A: Prior to the first electric air conditioner, large blocks of ice were used to cool both residential and commercial buildings. A ton of cooling capacity refers to the amount of heat it takes to completely melt a ton of ice. It was determined that 286,000 BTU were required to do this in 24 hours. This equates to approximately 12,000 BTU per hour. (Remember, air conditioners remove heat from the building and transfer it outside, which results in cooler air inside).

Q: Why is the British Thermal Unit a measure of Pounds and Fahrenheit when the UK uses Kilograms and Celsius?

A: The BTU was developed by a British mathematician and physicist in about 1897. At the time, the pounds were the common measure of weight and the Fahrenheit scale was widely used to measure temperature.

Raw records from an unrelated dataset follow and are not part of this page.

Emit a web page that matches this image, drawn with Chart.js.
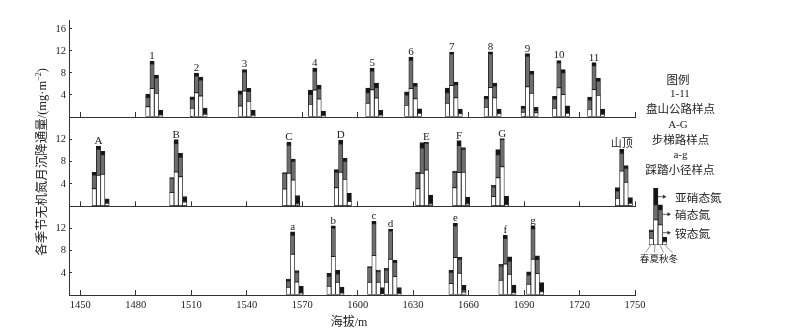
<!DOCTYPE html>
<html><head><meta charset="utf-8">
<script src="https://cdn.jsdelivr.net/npm/chart.js@4.4.1/dist/chart.umd.min.js"></script>
<style>
html,body{margin:0;padding:0;background:#fff;}
#wrap{position:relative;width:808px;height:335px;overflow:hidden;background:#fff;}
#wrap canvas{position:absolute;left:0;top:0;}
.t{position:absolute;transform:translate(-50%,-50%);white-space:nowrap;line-height:1;color:#222;font-family:"Liberation Serif","Noto Sans CJK SC",serif;}
.l{position:absolute;transform:translate(0,-50%);white-space:nowrap;line-height:1;color:#222;font-family:"Liberation Serif","Noto Sans CJK SC",serif;}
.cjk{font-family:"Noto Sans CJK SC",sans-serif;}
</style></head><body>
<div id="wrap">
<canvas id="c1" width="808" height="335"></canvas>
<canvas id="c2" width="808" height="335"></canvas>
<canvas id="c3" width="808" height="335"></canvas>
<canvas id="cl" width="18" height="57" style="left:649px;top:188px;"></canvas>
<svg width="808" height="335" style="position:absolute;left:0;top:0;" xmlns="http://www.w3.org/2000/svg">
  <g stroke="#333" stroke-width="0.8" fill="#333">
    <line x1="658" y1="196.7" x2="663.5" y2="196.7"/>
    <polygon points="663,194.7 666.5,196.7 663,198.7" stroke="none"/>
    <line x1="662.5" y1="214.3" x2="668" y2="214.3"/>
    <polygon points="667.5,212.3 671,214.3 667.5,216.3" stroke="none"/>
    <line x1="662.5" y1="232.7" x2="668" y2="232.7"/>
    <polygon points="667.5,230.7 671,232.7 667.5,234.7" stroke="none"/>
  </g>
  <g stroke="#555" stroke-width="0.6">
    <line x1="651" y1="245" x2="645.5" y2="252.5"/>
    <line x1="655" y1="245" x2="654.5" y2="252.5"/>
    <line x1="660" y1="245" x2="663.5" y2="252.5"/>
    <line x1="664.5" y1="245" x2="672.5" y2="252.5"/>
  </g>
</svg>
<div class="t" style="left:42px;top:162px;font-size:12.5px;transform:translate(-50%,-50%) rotate(-90deg);"><span class="cjk">各季节无机氮月沉降通量</span>/(mg·m<sup style="font-size:8px;vertical-align:5px;line-height:0">−2</sup>)</div>
<div class="t" style="left:349px;top:321px;font-size:12px;"><span class="cjk">海拔</span>/m</div>
<div class="t cjk" style="left:678px;top:80px;font-size:11.5px;">图例</div>
<div class="t" style="left:680px;top:93px;font-size:11px;">1-11</div>
<div class="t cjk" style="left:680.5px;top:108.7px;font-size:11.5px;">盘山公路样点</div>
<div class="t" style="left:678px;top:124px;font-size:11px;">A-G</div>
<div class="t cjk" style="left:680.5px;top:139.5px;font-size:11.5px;">步梯路样点</div>
<div class="t" style="left:680.5px;top:154px;font-size:11px;">a-g</div>
<div class="t cjk" style="left:680px;top:169.5px;font-size:11.5px;">踩踏小径样点</div>
<div class="l cjk" style="left:675px;top:196.7px;font-size:11.7px;">亚硝态氮</div>
<div class="l cjk" style="left:675px;top:214.3px;font-size:11.7px;">硝态氮</div>
<div class="l cjk" style="left:675px;top:232.7px;font-size:11.7px;">铵态氮</div>
<div class="t cjk" style="left:659px;top:258.5px;font-size:9.6px;">春夏秋冬</div>
</div>
<script>
// ---------------- DATA ----------------
const seasons = ['春', '夏', '秋', '冬'];
const xTickValues = [1450, 1480, 1510, 1540, 1570, 1600, 1630, 1660, 1690, 1720, 1750];

// Panel 1: 盘山公路样点 1-11
const roadNames = ['1', '2', '3', '4', '5', '6', '7', '8', '9', '10', '11'];
const roadElev = [1490, 1514, 1540, 1578, 1609, 1630, 1652, 1673, 1693, 1710, 1729];
// rows: spring, summer, autumn, winter
const roadNH4 = [
  [1.87, 1.57, 2.0, 2.29, 2.48, 2.11, 2.48, 1.75, 0.85, 1.57, 1.39],
  [5.19, 4.41, 4.71, 4.89, 4.95, 5.19, 5.74, 5.37, 5.5, 5.31, 5.01],
  [4.29, 3.8, 2.84, 3.26, 3.44, 3.32, 3.5, 3.5, 4.29, 4.1, 3.93],
  [0.3, 0.5, 0.2, 0.2, 0.3, 0.66, 0.6, 0.6, 0.78, 0.66, 0.5]
];
const roadNO3 = [
  [1.69, 1.63, 2.17, 1.81, 1.93, 1.88, 1.93, 1.57, 0.72, 1.69, 1.69],
  [4.35, 3.02, 3.44, 3.44, 3.4, 5.14, 5.61, 5.98, 5.55, 4.41, 4.29],
  [2.71, 2.9, 1.81, 1.87, 1.93, 2.3, 2.36, 2.12, 3.5, 3.93, 2.59],
  [0.1, 0.1, 0.1, 0.05, 0.05, 0.05, 0.05, 0.05, 0.37, 0.05, 0.05]
];
const roadNO2 = [
  [0.6, 0.48, 0.6, 0.79, 0.84, 0.6, 0.84, 0.42, 0.42, 0.48, 0.54],
  [0.6, 0.54, 0.49, 0.55, 0.55, 0.54, 0.43, 0.49, 0.48, 0.55, 0.6],
  [0.6, 0.55, 0.54, 0.67, 0.79, 0.48, 0.48, 0.54, 0.54, 0.61, 0.55],
  [0.87, 1.0, 0.9, 0.84, 0.85, 0.79, 0.79, 0.8, 0.6, 1.33, 0.9]
];

// Panel 2: 步梯路样点 A-G + 山顶
const stairNames = ['A', 'B', 'C', 'D', 'E', 'F', 'G', '山顶'];
const stairElev = [1461, 1503, 1564, 1592, 1636, 1656, 1677, 1744];
const stairNH4 = [
  [3.16, 2.45, 3.1, 3.34, 3.16, 3.34, 1.73, 1.43],
  [5.55, 6.15, 5.91, 6.09, 5.91, 6.03, 5.13, 6.3],
  [5.73, 5.31, 4.72, 4.84, 6.51, 6.09, 7.1, 4.3],
  [0.54, 0.78, 0.42, 0.84, 0.42, 0.42, 0.24, 0.54]
];
const stairNO3 = [
  [2.45, 2.55, 2.75, 2.75, 2.75, 2.75, 1.73, 1.32],
  [4.66, 5.07, 5.02, 5.07, 4.54, 4.84, 4.12, 3.2],
  [3.52, 3.47, 3.34, 3.22, 4.77, 4.12, 4.84, 2.5],
  [0.05, 0.05, 0.05, 0.05, 0.05, 0.05, 0.05, 0.05]
];
const stairNO2 = [
  [0.48, 0.13, 0.18, 0.48, 0.18, 0.24, 0.3, 0.59],
  [0.6, 0.72, 0.59, 0.72, 0.95, 0.89, 0.9, 0.7],
  [0.6, 0.71, 0.42, 0.54, 0.24, 0.3, 0.18, 0.48],
  [0.77, 0.89, 1.43, 1.43, 1.55, 1.19, 1.49, 0.95]
];

// Panel 3: 踩踏小径样点 a-g
const trailNames = ['a', 'b', 'c', 'd', 'e', 'f', 'g'];
const trailElev = [1566, 1588, 1610, 1619, 1654, 1681, 1696];
const trailNH4 = [
  [1.39, 1.57, 2.29, 2.29, 2.05, 2.65, 1.93],
  [7.35, 6.93, 7.1, 6.45, 6.75, 5.6, 6.45],
  [2.35, 2.29, 2.29, 3.31, 3.92, 3.73, 3.86],
  [0.3, 0.3, 0.15, 0.2, 0.54, 0.42, 0.6]
];
const trailNO3 = [
  [1.14, 1.8, 2.65, 2.23, 2.05, 2.59, 1.68],
  [3.43, 5.06, 5.73, 5.0, 5.6, 4.58, 5.48],
  [1.75, 1.51, 1.91, 2.53, 2.53, 2.35, 2.53],
  [0.05, 0.05, 0.05, 0.05, 0.36, 0.05, 0.05]
];
const trailNO2 = [
  [0.36, 0.55, 0.18, 0.3, 0.36, 0.3, 0.55],
  [0.61, 0.48, 0.47, 0.42, 0.6, 0.6, 0.48],
  [0.3, 0.66, 0.3, 0.43, 0.36, 0.79, 0.66],
  [1.2, 1.09, 1.12, 1.07, 0.85, 1.33, 1.57]
];

// Legend sample bars (schematic units)
const legendNH4 = [6.7, 25, 20, 3.3];
const legendNO3 = [6.6, 15, 15, 0.6];
const legendNO2 = [1.7, 16.7, 5, 3.9];

// ---------------- RENDER ----------------
Chart.defaults.font.family = '"Liberation Serif", "Noto Sans CJK SC", serif';
Chart.defaults.color = '#222';
const WHITE = '#ffffff', GRAY = '#6e6e6e', BLACK = '#141414', EDGE = '#1e1e1e', AXIS = '#333';

const siteLabelPlugin = {
  id: 'siteLabels',
  afterDatasetsDraw(chart, args, opts) {
    const names = opts.names;
    if (!names) return;
    const ctx = chart.ctx;
    ctx.save();
    ctx.font = '11px "Liberation Serif", "Noto Sans CJK SC", serif';
    ctx.fillStyle = '#222';
    ctx.textAlign = 'center';
    ctx.textBaseline = 'alphabetic';
    names.forEach((name, i) => {
      let best = null;
      for (let k = 0; k < seasons.length; k++) {
        const el = chart.getDatasetMeta(k * 3 + 2).data[i];
        if (!best || el.y < best.y) best = el;
      }
      ctx.fillText(name, best.x, best.y - 2);
    });
    ctx.restore();
  }
};

function makePanel(id, names, elev, nh4, no3, no2, yMax, top, bottom, showXLabels) {
  const datasets = [];
  seasons.forEach((s, k) => {
    [[nh4, WHITE, '铵态氮'], [no3, GRAY, '硝态氮'], [no2, BLACK, '亚硝态氮']].forEach(([arr, col, nm]) => {
      datasets.push({
        label: s + nm,
        stack: s,
        data: elev.map((x, i) => ({ x: x, y: arr[k][i] })),
        backgroundColor: col,
        borderColor: EDGE,
        borderWidth: 0.8,
        borderSkipped: false,
        barThickness: 4.3
      });
    });
  });
  const xH = 20;
  new Chart(document.getElementById(id), {
    type: 'bar',
    data: { datasets },
    plugins: [siteLabelPlugin],
    options: {
      responsive: false,
      animation: false,
      layout: { padding: { left: 0, top: top, right: 808 - 635, bottom: 335 - bottom - xH } },
      plugins: { legend: { display: false }, tooltip: { enabled: false }, siteLabels: { names } },
      scales: {
        x: {
          type: 'linear', min: 1443.9, max: 1750, stacked: true, offset: false,
          afterBuildTicks: s => { s.ticks = xTickValues.map(v => ({ value: v })); },
          afterFit: s => { s.height = xH; },
          grid: { drawOnChartArea: false, drawTicks: true, tickLength: -5, color: AXIS, lineWidth: 1, offset: false },
          border: { display: true, color: AXIS, width: 1 },
          ticks: { display: showXLabels, padding: 8.5, autoSkip: false, maxRotation: 0, font: { size: 10.5 }, color: '#222', callback: v => String(v) }
        },
        y: {
          type: 'linear', min: 0, max: yMax, stacked: true,
          afterBuildTicks: s => {
            const t = [];
            for (let v = 0; v <= yMax; v += 2) t.push({ value: v });
            if (t[t.length - 1].value < yMax) t.push({ value: yMax });
            s.ticks = t;
          },
          afterFit: s => { s.width = 69; },
          grid: { drawOnChartArea: false, drawTicks: true, tickLength: -3, color: AXIS, lineWidth: 1 },
          border: { display: true, color: AXIS, width: 1 },
          ticks: { padding: 6, font: { size: 10.5 }, color: '#222',
            callback: v => (v > 0 && v % 4 === 0 && v < yMax - 0.5) ? String(v) : '' }
        }
      }
    }
  });
}

makePanel('c1', roadNames, roadElev, roadNH4, roadNO3, roadNO2, 17.5, 20.7, 117, false);
makePanel('c2', stairNames, stairElev, stairNH4, stairNO3, stairNO2, 16, 117, 206.3, false);
makePanel('c3', trailNames, trailElev, trailNH4, trailNO3, trailNO2, 16, 206.3, 295, true);

new Chart(document.getElementById('cl'), {
  type: 'bar',
  data: {
    labels: seasons,
    datasets: [
      { data: legendNH4, backgroundColor: WHITE, stack: 'l' },
      { data: legendNO3, backgroundColor: GRAY, stack: 'l' },
      { data: legendNO2, backgroundColor: BLACK, stack: 'l' }
    ]
  },
  options: {
    responsive: false, animation: false,
    layout: { padding: 0 },
    datasets: { bar: { barPercentage: 1, categoryPercentage: 1, borderColor: EDGE, borderWidth: 0.8, borderSkipped: false } },
    plugins: { legend: { display: false }, tooltip: { enabled: false } },
    scales: {
      x: { display: false, stacked: true },
      y: { display: false, stacked: true, min: 0, max: 56.7 }
    }
  }
});
</script>
</body></html>
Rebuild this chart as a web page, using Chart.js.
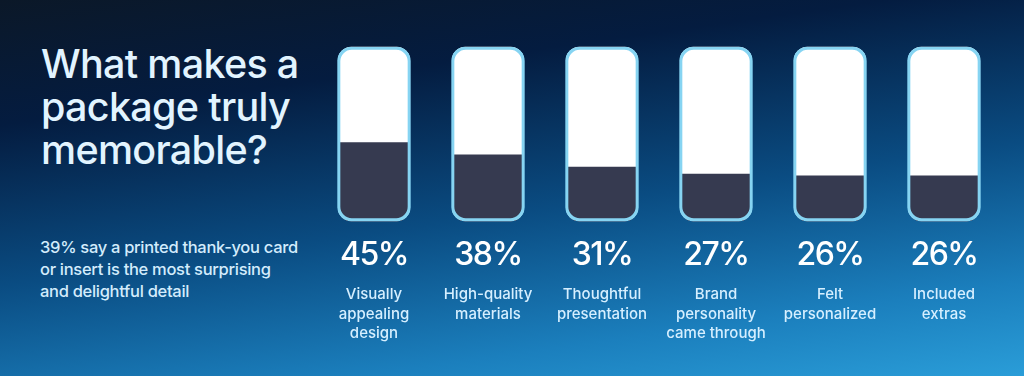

The UK meteorological service (MET Office) officially switched to using Celsius in their weather forecasts in 1962, but the BTU rating still expresses the original pounds and Fahrenheit.

Q: What is BTU?

A: Furnaces, air conditioners, heat pumps and other equipment are rated by BTUs or British Thermal Units. One BTU is the amount of energy required to heat one pound of water one degree Fahrenheit. The term, “BTU/h” is sometimes used because the BTU ratings actually refer to how much heat a furnace or heat pump can add, or an air conditioner can remove, in an hour. Larger, central air conditioners are rated by Tons rather than BTU.

Q: Can you convert tons of cooling to heating in BTU/hr?

A: Not quite exactly, but pretty closely. A heat pump’s rating will typically be slightly higher for cooling than for heating in BTU/hr.